Big Fears in a Tiny World

"I didn't want to tell you," she said. She was nervous, her eyes wet with tears. "I didn't want you to be mad at me." I am reaching an arm around into the back seat to reach for her hands. We are bound for a wedding with dear friends and she is kicking up her heels in a white flower girl dress. I see the beauty of the innocence spinning on her hips, but the heaviness of sin weighing on her heart.

I'm saying things like never ever, would I ever be mad. And you can tell me anything in the whole wide world and it won't change how I feel about you. I'm saying these things, and reaching for her hand, and choking back my own tears because as quickly as she's saying those words, I'm watching the shadow of innocence disappear on the horizon behind us.


I'm explaining things to her that I haven't had to explain yet. I'm telling her things today that are breaking her heart and I feel like I'm patching holes with bubblegum on a breaking dam inside of her and I realize this is why she needs Jesus.

And don't even mean this in the, "Jesus takes it all away and makes it better" sort of way. I mean that she needs Him in the same way I need a shelter when the storms really start to rock my heart. I need something immoveable, unshakeable. I need the voice that shouts at those waves. And I can't be that voice to her, because mine is still shaking.

I can try a million times every day to be her savior, but the truth is, I can't be. And maybe somewhere deep down, admitting that is the actually the saddest and hardest thing to do. I gave birth to her. I held her tiny hand as it curled around my fingers. I kissed her nose and told her that inside her is a song and I will always be listening. I'm the one cooling her forehead on feverish nights; I'm the one dropping an extra marshmallow into her hot chocolate on chilly fall afternoons. I'm raising her, training her, teaching her, holding her, hugging her, but I cannot save her. I cannot rescue and fix her heart. And this perhaps is breaking my heart even more. Once again, I realize that even in parenting, one of the greatest gifts, a lesson I have to learn is less of me. Less of me. Less of me.

I remember my pastor from years ago who said that "parenting is a series of painful releasings", and I feel it when I'm relinquishing her pain to her Heavenly Father and asking why does she have to feel the weight of so many things? Why do children have to know pain? Why do the young ones have to come face to face with things that want to steal, kill and destroy them? Why the littles? Why the tiny ones?


I'm scrolling through my phone — Twitter, Facebook, news feeds — and oh the stories. Mothers losing babies, fathers losing the fight to be the hero, true headlines where evil wins, and I'm feeling all sorts of empty.

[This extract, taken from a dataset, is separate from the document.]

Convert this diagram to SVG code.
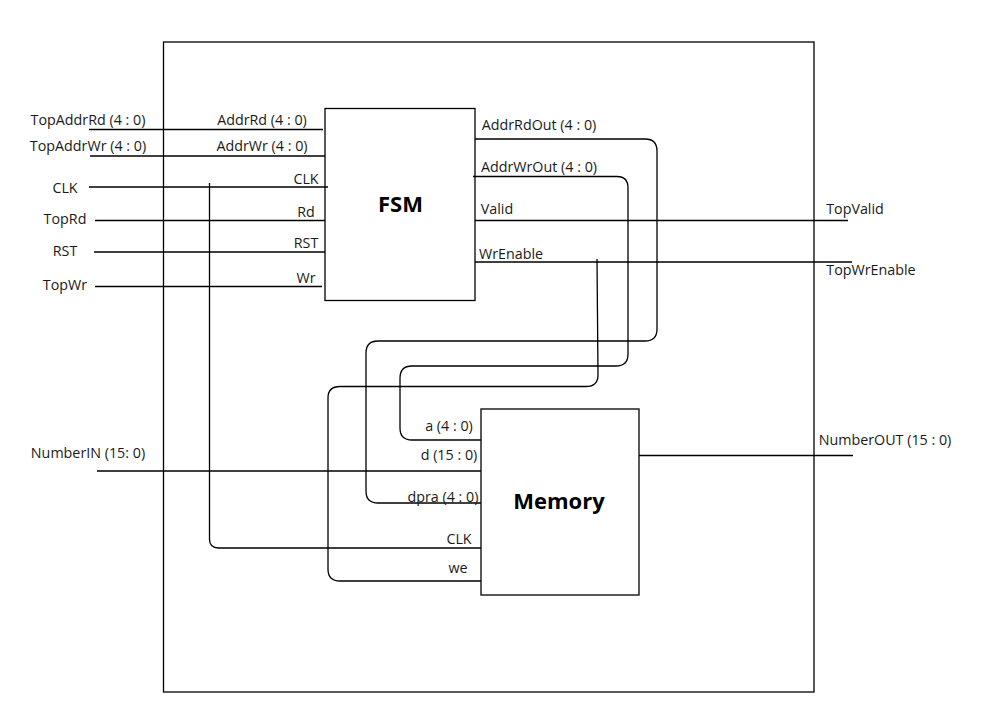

A boy recently made advances toward my daughter, and she felt helpless. She felt like she had no voice. She was scared to speak up and shame followed close behind as she wondered where to turn.

I hear people say rape culture, and something inside of me recoils because I think, "No, surely we're not all that bad, are we?" I want to believe and hope for all the beauty and all the best ... until I see my four-year-old shamed by another, and she runs to my arms because there is no other safe place to run. Because we're told "boys will be boys", people laugh and say it's cute and "he'll grow out of it", while a young girl wonders if she's the one who was wrong all along. She's asking me why a mean boy also wants to be her boyfriend and why he accosts her daily with sexual requests and now she's afraid by speaking up, she'll be the one get in trouble, get a wrist slap, be told that it's part of growing up. And she runs to me in tears with a long list of fears inside her tiny world.

And it all feels like quicksand. I'm not an alarmist, I'm not a bell-ringer. I'm not going to burn people at the stake or demand reform in household traditions. But I feel like I've brushed up again against the shattering of a broken world and the real need for a real Hero.


I'm watching her speed down the sidewalk, her bicycle picking up speed, her pace quickening and her voice caught up in a shriek of joy. The neighbor asks me how she likes school and I mention that I've pulled her out and we're homeschooling, and she says "Oh what a shame," and before I break into a run to catch my carefree child, I smile and shake my head, "We're good, actually. Really, really good."